这样的峰回路转让原本心灰意冷的沈砚找到了重头再来的底气,他开始暗中联络过去的势力,积极筹备着从精神病院脱困,但他的异动显然引起了家族和卡夫蕾特府的注意。
十三的身份不好查,但祁连陆战九军的军籍是依然能够找到的,所以在意识到他可能会让好不容易活过来的夏禹川再次陷入绝境时,沈砚选择了自杀——夏禹川曾赋予他能够寄生于Anance系统永生的能力,准确来说这本是每一个人都会拥有的权利,却因卡夫蕾特府的突然加害而胎死腹中。
……
夏禹川曾在漫长的等待中恶毒地诅咒,若是有朝一日重见天日,他会毫不留情地收回所有往昔的眷顾,他的确也这么做了,哪怕查理克在解开对他的禁锢的同时也切断了维持他生命的供给。

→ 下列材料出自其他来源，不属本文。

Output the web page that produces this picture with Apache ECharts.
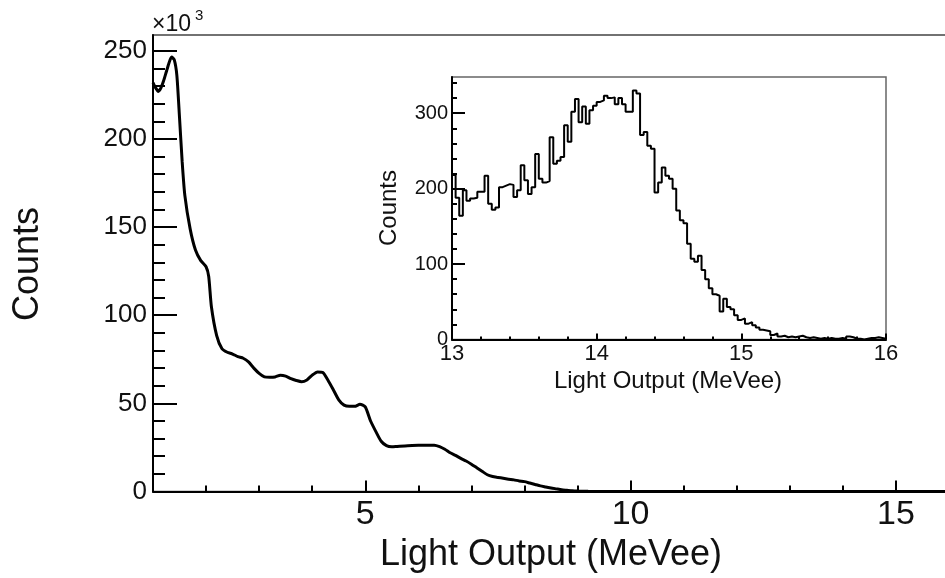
<!DOCTYPE html>
<html>
<head>
<meta charset="utf-8">
<script src="https://cdn.jsdelivr.net/npm/echarts@6/dist/echarts.min.js"></script>
<style>
html,body{margin:0;padding:0;background:#fff;overflow:hidden;}
#chart{width:945px;height:578px;}
</style>
</head>
<body>
<div id="chart"></div>
<script>
// ---------- DATA ----------
// Main spectrum: light output (MeVee) and counts (x10^3)
const mainX = [1.0,1.05,1.1,1.15,1.2,1.25,1.3,1.35,1.4,1.45,1.5,1.55,1.6,1.7,1.8,1.9,2.0,2.05,2.1,2.2,2.3,2.4,2.5,2.6,2.7,2.8,2.9,3.0,3.1,3.2,3.3,3.4,3.5,3.6,3.7,3.8,3.9,4.0,4.1,4.2,4.3,4.4,4.5,4.6,4.7,4.8,4.9,5.0,5.1,5.2,5.3,5.4,5.5,5.6,5.8,6.0,6.2,6.3,6.4,6.5,6.6,6.7,6.8,6.9,7.0,7.1,7.2,7.3,7.4,7.5,7.6,7.7,7.8,7.9,8.0,8.1,8.2,8.3,8.4,8.5,8.6,8.7,8.8,8.9,9.0,9.2,9.5,10.0,16.0];
const mainY = [232,229,227,229,233,238,243,246.5,245,236,212,187,168,149,137,131,127.5,122,105,88.5,81,79,78,76.5,75.6,73.5,70,67,65,64.8,65,66,65.5,64,63,62.3,63.3,66,67.8,67.5,63,57.6,52,49,48.3,48.3,49.5,48,40,34,28.5,26,25.4,25.6,26,26.2,26.3,26.3,25.5,24,22,20.5,18.8,17.3,15.5,13.5,11.5,9.5,8.5,8,7.5,7,6.6,6,5.6,4.8,4,3.2,2.6,2,1.5,1.0,0.7,0.4,0.25,0.1,0.05,0,0];

// Inset histogram: bin left edges start at 13 MeVee, bin width 0.025 MeVee
const insetStart = 13.0;
const insetBinWidth = 0.025;
const insetCounts = [218,188,164,198,184,187,188,196,196,217,180,172,175,202,204,206,205,189,198,231,211,193,202,246,213,208,210,268,233,237,242,284,262,302,319,288,309,286,304,310,315,317,323,320,321,312,320,312,302,302,330,326,271,275,257,253,195,208,228,217,213,200,171,158,154,127,107,103,111,92,80,68,60,58,37,54,43,40,32,26,28,21,23,19,16,13,12,11,6,8,4,5,3,4,3,4,5,3,2,3,2,1,2,1,2,1,1,2,1,4,3,1,1,0,1,2,2,3,2,1];

// Tick values
const mainXMajor = [5,10,15];
const mainXMinor = [2,3,4,6,7,8,9,11,12,13,14,16];
const mainYMajor = [0,50,100,150,200,250];
const mainYMinor = [10,20,30,40,60,70,80,90,110,120,130,140,160,170,180,190,210,220,230,240];
const insetXMajor = [13,14,15,16];
const insetXMinor = [13.2,13.4,13.6,13.8,14.2,14.4,14.6,14.8,15.2,15.4,15.6,15.8];
const insetYMajor = [0,100,200,300];
const insetYMinor = [20,40,60,80,120,140,160,180,220,240,260,280,320,340];

// ---------- BUILD ----------
const FONT = "'Liberation Sans', Arial, Helvetica, sans-serif";
const mainData = mainX.map((x, i) => [x, mainY[i]]);
const insetData = insetCounts.map((v, i) => [+(insetStart + i * insetBinWidth).toFixed(4), v]);
insetData.push([insetStart + insetCounts.length * insetBinWidth, insetCounts[insetCounts.length - 1]]);

const chart = echarts.init(document.getElementById('chart'), null, {renderer: 'canvas'});

function xAxisMajor(grid, min, max, ticks, tickLen, fontSize, margin) {
  return {
    type: 'value', gridIndex: grid, position: 'bottom', min: min, max: max,
    axisLine: {show: true, lineStyle: {color: '#000', width: 2}},
    axisTick: {show: true, inside: true, length: tickLen, customValues: ticks, lineStyle: {color: '#000', width: 2}},
    axisLabel: {show: true, customValues: ticks, fontSize: fontSize, margin: margin, color: '#111', fontFamily: FONT},
    splitLine: {show: false}
  };
}
function xAxisMinor(grid, min, max, ticks, tickLen) {
  return {
    type: 'value', gridIndex: grid, position: 'bottom', min: min, max: max,
    axisLine: {show: false},
    axisTick: {show: true, inside: true, length: tickLen, customValues: ticks, lineStyle: {color: '#000', width: 2}},
    axisLabel: {show: false},
    splitLine: {show: false}
  };
}
function yAxisMajor(grid, min, max, ticks, tickLen, fontSize, margin) {
  return {
    type: 'value', gridIndex: grid, position: 'left', min: min, max: max,
    axisLine: {show: true, lineStyle: {color: '#000', width: 2}},
    axisTick: {show: true, inside: true, length: tickLen, customValues: ticks, lineStyle: {color: '#000', width: 2}},
    axisLabel: {show: true, customValues: ticks, fontSize: fontSize, margin: margin, color: '#111', fontFamily: FONT},
    splitLine: {show: false}
  };
}
function yAxisMinor(grid, min, max, ticks, tickLen) {
  return {
    type: 'value', gridIndex: grid, position: 'left', min: min, max: max,
    axisLine: {show: false},
    axisTick: {show: true, inside: true, length: tickLen, customValues: ticks, lineStyle: {color: '#000', width: 2}},
    axisLabel: {show: false},
    splitLine: {show: false}
  };
}

const option = {
  animation: false,
  backgroundColor: '#fff',
  grid: [
    {left: 153, top: 35, width: 796, height: 456.5, outerBoundsMode: 'none', containLabel: false,
     show: true, borderColor: '#444', borderWidth: 1.5, backgroundColor: 'transparent'},
    {left: 452, top: 77, width: 434, height: 262.5, outerBoundsMode: 'none', containLabel: false,
     show: true, borderColor: '#666', borderWidth: 1.5, backgroundColor: '#fff'}
  ],
  xAxis: [
    xAxisMajor(0, 1, 16, mainXMajor, 11, 34, 6),
    xAxisMinor(0, 1, 16, mainXMinor, 6),
    xAxisMajor(1, 13, 16, insetXMajor, 6, 22, 3),
    xAxisMinor(1, 13, 16, insetXMinor, 3)
  ],
  yAxis: [
    yAxisMajor(0, 0, 259, mainYMajor, 24, 26, 6),
    yAxisMinor(0, 0, 259, mainYMinor, 12),
    yAxisMajor(1, 0, 348, insetYMajor, 13, 20, 4),
    yAxisMinor(1, 0, 348, insetYMinor, 5)
  ],
  series: [
    {
      type: 'line', xAxisIndex: 0, yAxisIndex: 0, data: mainData,
      showSymbol: false, smooth: 0.2, clip: true,
      lineStyle: {color: '#000', width: 3}, z: 3
    },
    {
      type: 'line', xAxisIndex: 2, yAxisIndex: 2, data: insetData,
      showSymbol: false, step: 'end', clip: true,
      lineStyle: {color: '#000', width: 2}, z: 5
    }
  ],
  graphic: [
    {type: 'text', x: 28, y: 264, rotation: Math.PI / 2,
     style: {text: 'Counts', font: '36px ' + FONT, fill: '#111', align: 'center', verticalAlign: 'middle'}},
    {type: 'text', x: 551, y: 555,
     style: {text: 'Light Output (MeVee)', font: '36px ' + FONT, fill: '#111', align: 'center', verticalAlign: 'middle'}},
    {type: 'text', x: 152, y: 25,
     style: {text: '×10', font: '23px ' + FONT, fill: '#111', align: 'left', verticalAlign: 'middle'}},
    {type: 'text', x: 195, y: 16,
     style: {text: '3', font: '15px ' + FONT, fill: '#111', align: 'left', verticalAlign: 'middle'}},
    {type: 'text', x: 389, y: 208, rotation: Math.PI / 2,
     style: {text: 'Counts', font: '24px ' + FONT, fill: '#111', align: 'center', verticalAlign: 'middle'}},
    {type: 'text', x: 668, y: 381,
     style: {text: 'Light Output (MeVee)', font: '24px ' + FONT, fill: '#111', align: 'center', verticalAlign: 'middle'}}
  ]
};
chart.setOption(option);
</script>
</body>
</html>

俗世之人杀死了神灵,但忘了消除神灵的恨意,在死去之前,他曾短暂地召见过阿南刻,指尖触碰她的眉心,留下一句意味深长的箴言:你本不该为人所奴役。
神明在消散之前向他在人间最后的羁绊传达了他向往自由的意志,连同他的恨——名为赫玛墨涅的造物,共同在三年后成为了催命的诅咒:“叮咚——欢迎地球玩家参与大型真人对抗游戏“绵羊”,服务器将在36小时后打开,各位玩家敬请期待!”——绵羊游戏。
夏禹川的确是受罚而被降级,但之后的一切却跟上一级的世界再无瓜葛,无论是Nyx系统崩溃后所有人记忆的丧失,还是突然降临的搏命游戏,事实上都不过是死去神明的恨意作祟。
神明在逐渐收回祂的眷顾,让整个世界回到原本的混乱、无序之中,就像萧雪辞曾问的那个问题:“你要为了他们,成为凡人么?”
现在这个问题的答案有了,他觉得,他们不值得,的确,天道不仁,以万物为刍狗。
他带着恨意在旧时随手捏造的身体里复苏,当时那具身体被当作尸体压在莱茵河的泥土下,他把自己刨了出来。
但夏禹川亏损得太多了,已经记不得很多事,所以他真的只当自己是陆战九军中侥幸存活下来的蓝黛的副官,为了活下去,他参加过药物实验,两年后在精神病院里遇见沈砚;
三年后沈砚自杀,他紧接着被人催眠,改名换姓重新回到卡夫蕾特府——当初囚禁了他五年的地方,与出狱的蓝黛重逢,却相顾无言,他不记得他,他也认不出他。
然后是萧雪辞兑现当初“十年后,我会再来”的承诺,一句“世人如蜉蝣”点醒了在人间逐渐沉沦的夏禹川,他怜悯沈砚爱而不得,让沈砚顶着燕双飞的身份陪着夏禹川,又容许他附身自己温养灵魂。
因而在关山的几十年岁月,沈砚有1.5个的身份,另外半个,是萧雪辞借他的,怕夏禹川认不得,他还特意改换了少年的大名——叫萧烟,却没想到,若非蓝黛提示,夏禹川真的没认出来。